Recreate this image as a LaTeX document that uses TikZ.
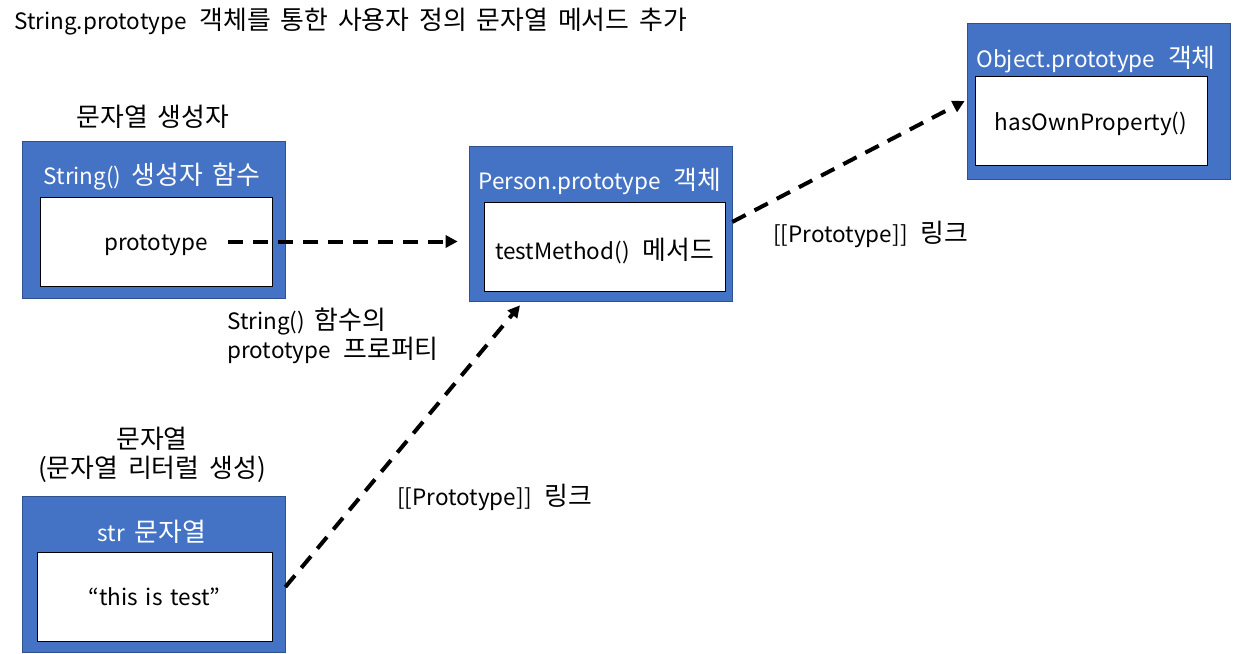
\documentclass[tikz,border=0pt]{standalone}
\usepackage{fontspec}
\setmainfont[WordSpace=1.6]{Noto Sans CJK KR}
\newfontfamily\krfont[Scale=1.15, WordSpace=1.7]{Noto Sans CJK KR}
\newcommand\krtext[1]{{\krfont #1}}
\newcommand\widegap{\hspace{9pt}}
\newcommand\lowered[1]{\raisebox{-2.5pt}[\height][\depth]{#1}}
\usepackage{tikz}
\usetikzlibrary{arrows.meta, positioning, calc}
\definecolor{boxblue}{HTML}{4472C4}
\definecolor{boxedge}{HTML}{2F528F}
\tikzset{
  outerbox/.style={draw=boxedge, fill=boxblue, minimum width=6.575cm, inner sep=0pt},
  innerbox/.style={draw=black, fill=white, inner sep=0pt, minimum height=2.225cm},
  boxtitle/.style={text=white, inner sep=0pt},
  link/.style={-{Triangle[length=0.3cm,width=0.3cm]}, line width=0.1cm, dash pattern=on 0.375cm off 0.25cm}
}
\begin{document}
\begin{tikzpicture}[x=0.025cm, y=-0.025cm, font=\fontsize{16}{21}\selectfont]
\useasboundingbox (0,0) rectangle (1233,653);

\node[anchor=west, inner sep=0pt] (title) at (14,22) {String.prototype\widegap\krtext{객체를 통한 사용자 정의 문자열 메서드 추가}};

\node (ctorlbl) at (153,117) {\krtext{문자열 생성자}};
\node[outerbox, minimum height=3.925cm] (ctor) at (153.5,219.5) {};
\node[boxtitle] (ctortitle) at (152,177) {String()\krtext{ 생성자 함수}};
\node[innerbox, minimum width=5.8cm] (protobox) at (156,241.5) {\lowered{prototype}};

\node[outerbox, minimum height=3.875cm] (person) at (600.5,223.5) {};
\node[boxtitle] (persontitle) at (600,181) {Person.prototype\widegap\krtext{객체}};
\node[innerbox, minimum width=6.025cm] (methodbox) at (604.5,247) {\lowered{testMethod()\widegap\krtext{메서드}}};

\node[outerbox, minimum height=3.9cm] (object) at (1098.5,101) {};
\node[boxtitle] (objecttitle) at (1096,60) {Object.prototype\widegap\krtext{객체}};
\node[innerbox, minimum width=5.8cm] (ownbox) at (1091,120.5) {\lowered{hasOwnProperty()}};

\node[align=center] (strlbl) at (152,455) {\krtext{문자열}\\\krtext{(문자열 리터럴 생성)}};
\node[outerbox, minimum height=3.9cm] (str) at (153.5,574) {};
\node[boxtitle] (strtitle) at (152,532) {str\krtext{ 문자열}};
\node[innerbox, minimum width=5.875cm] (valbox) at (154.5,596.5) {“this is test”};

\node[anchor=west, align=left, inner sep=0pt] (protolbl) at (227,336) {String()\krtext{ 함수의}\\prototype\widegap\krtext{프로퍼티}};
\node[anchor=west, inner sep=0pt] (linklbl) at (397,497) {[[Prototype]]\widegap\krtext{링크}};
\node[anchor=west, inner sep=0pt] (objlinklbl) at (773,234) {[[Prototype]]\widegap\krtext{링크}};

\draw[link] ([xshift=1.8cm]protobox.center) -- ([xshift=-0.275cm]protobox.center -| person.west);
\draw[link] ([yshift=-0.325cm]str.east) -- ([xshift=-2.0125cm, yshift=-0.1cm]person.south);
\draw[link] ([yshift=0.04cm]person.east) -- ([xshift=-0.05cm]object.west);
\end{tikzpicture}
\end{document}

## Your goal
From the listing, copy each line containing the word "this".

## Reply to the task
Recreate this image as a LaTeX document that uses TikZ.
\node[innerbox, minimum width=5.875cm] (valbox) at (154.5,596.5) {“this is test”};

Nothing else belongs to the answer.